Defect Engineering to Achieve Photostable Wide Bandgap Metal Halide Perovskites.

ACS energy letters 8:6 (2023) 2801-2808

Authors:

Samuele Martani, Yang Zhou, Isabella Poli, Ece Aktas, Daniele Meggiolaro, Jesús Jiménez-López, E Laine Wong, Luca Gregori, Mirko Prato, Diego Di Girolamo, Antonio Abate, Filippo De Angelis, Annamaria Petrozza

Abstract:

Bandgap tuning is a crucial characteristic of metal-halide perovskites, with benchmark lead-iodide compounds having a bandgap of 1.6 eV. To increase the bandgap up to 2.0 eV, a straightforward strategy is to partially substitute iodide with bromide in so-called mixed-halide lead perovskites.

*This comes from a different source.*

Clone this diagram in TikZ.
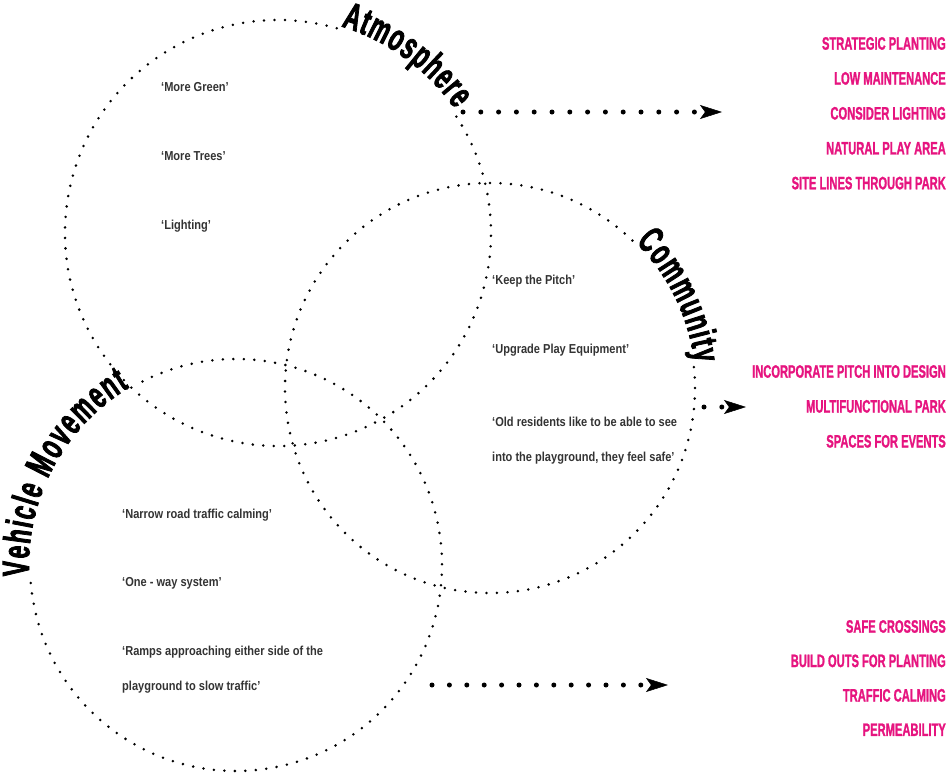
\documentclass[tikz,border=0pt]{standalone}
\usepackage{fontspec}
\usepackage{xcolor}
\usetikzlibrary{positioning,arrows.meta,decorations.text}

\newfontfamily\quotefont{Liberation Sans}[FakeStretch=0.85,UprightFont={* Bold}]
\newfontfamily\pinkfont{Liberation Sans}[FakeStretch=0.62,FakeBold=1.2,UprightFont={* Bold}]
\newfontfamily\bannerfont{Liberation Sans}[FakeStretch=0.6,FakeBold=2,UprightFont={* Bold}]
\definecolor{hotpink}{HTML}{E6147F}
\definecolor{quotegrey}{HTML}{333333}
\newcommand{\bannerstyle}{\bannerfont\fontsize{38}{44}\selectfont}

\begin{document}
\begin{tikzpicture}
		[x=1pt,y=1pt,
		ring/.style={line width=2.8pt,line cap=round,dash pattern=on 0pt off 10.5pt},
		flow/.style={line width=5pt,line cap=round,dash pattern=on 0pt off 17.8pt,
			-{Stealth[length=22pt,width=14pt,inset=5pt,line width=0.5pt]}},
		quote/.style={anchor=base west,inner sep=0pt,text=quotegrey,
			font=\quotefont\fontsize{13}{15}\selectfont},
		action/.style={anchor=north east,inner sep=0pt,text height=13pt,text depth=0pt,text=hotpink,
			font=\pinkfont\fontsize{18}{20}\selectfont}]
		\useasboundingbox (0,0) rectangle (951,-774);

		\coordinate (atm) at (278,-233);
		\coordinate (com) at (490,-388);
		\coordinate (veh) at (236,-565);

		% the three rings, broken where the titles sit
		\draw [ring] (atm) ++(74:213) arc[start angle=74,end angle=394,radius=213];
		\draw [ring] (com) ++(46:205) arc[start angle=46,end angle=366,radius=205];
		\draw [ring] (veh) ++(185:206) arc[start angle=185,end angle=479,radius=206];

		\path [decorate,decoration={text along path,text align=fit to path,text={|\bannerstyle|Atmosphere}}]
			(atm) ++(73:216) arc[start angle=73,end angle=35,radius=216];
		\path [decorate,decoration={text along path,text align=fit to path,text={|\bannerstyle|Community}}]
			(com) ++(45:206) arc[start angle=45,end angle=7,radius=206];
		\path [decorate,decoration={text along path,text align=fit to path,text={|\bannerstyle|Vehicle Movement}}]
			(veh) ++(183:207) arc[start angle=183,end angle=121,radius=207];

		\node [quote] (green) at (161,-91.5) {‘More Green’};
		\node [quote] (trees) at (161,-160.5) {‘More Trees’};
		\node [quote] (light) at (161,-229.5) {‘Lighting’};

		\node [quote] (pitch) at (492,-284) {‘Keep the Pitch’};
		\node [quote] (equip) at (492,-353) {‘Upgrade Play Equipment’};
		\node [quote] (old1) at (492,-426) {‘Old residents like to be able to see};
		\node [quote] (old2) at (492,-461.5) {into the playground, they feel safe’};

		\node [quote] (narrow) at (122,-518) {‘Narrow road traffic calming’};
		\node [quote] (oneway) at (122,-586) {‘One - way system’};
		\node [quote] (ramps1) at (122,-655) {‘Ramps approaching either side of the};
		\node [quote] (ramps2) at (122,-690) {playground to slow traffic’};

		\node [action] (plant) at (946,-36.5) {STRATEGIC PLANTING};
		\node [action,below=21.5pt of plant.south east,anchor=north east] (maint) {LOW MAINTENANCE};
		\node [action,below=21.5pt of maint.south east,anchor=north east] (lighting) {CONSIDER LIGHTING};
		\node [action,below=21.5pt of lighting.south east,anchor=north east] (natural) {NATURAL PLAY AREA};
		\node [action,below=21.5pt of natural.south east,anchor=north east] (site) {SITE LINES THROUGH PARK};

		\node [action] (incorp) at (946,-364.5) {INCORPORATE PITCH INTO DESIGN};
		\node [action,below=21.5pt of incorp.south east,anchor=north east] (multi) {MULTIFUNCTIONAL PARK};
		\node [action,below=21.5pt of multi.south east,anchor=north east] (events) {SPACES FOR EVENTS};

		\node [action] (safe) at (946,-619.5) {SAFE CROSSINGS};
		\node [action,below=21pt of safe.south east,anchor=north east] (buildout) {BUILD OUTS FOR PLANTING};
		\node [action,below=21pt of buildout.south east,anchor=north east] (calming) {TRAFFIC CALMING};
		\node [action,below=21pt of calming.south east,anchor=north east] (perm) {PERMEABILITY};

		\coordinate (atm-out) at (463,-112);
		\coordinate (atm-tip) at (722,-112);
		\coordinate (com-out) at (704,-407);
		\coordinate (com-tip) at (746,-407);
		\coordinate (veh-out) at (432,-685);
		\coordinate (veh-tip) at (668,-685);

		\draw [flow] (atm-out) -- (atm-tip);
		\draw [flow] (com-out) -- (com-tip);
		\draw [flow,dash pattern=on 0pt off 17.4pt] (veh-out) -- (veh-tip);

	\end{tikzpicture}
\end{document}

Such compounds are prone, however, to light-induced halide segregation resulting in bandgap instability, which limits their application in tandem solar cells and a variety of optoelectronic devices. Crystallinity improvement and surface passivation strategies can effectively slow down, but not completely stop, such light-induced instability. Here we identify the defects and the intragap electronic states that trigger the material transformation and bandgap shift. Based on such knowledge, we engineer the perovskite band edge energetics by replacing lead with tin and radically deactivate the photoactivity of such defects. This leads to metal halide perovskites with a photostable bandgap over a wide spectral range and associated solar cells with photostable open circuit voltages.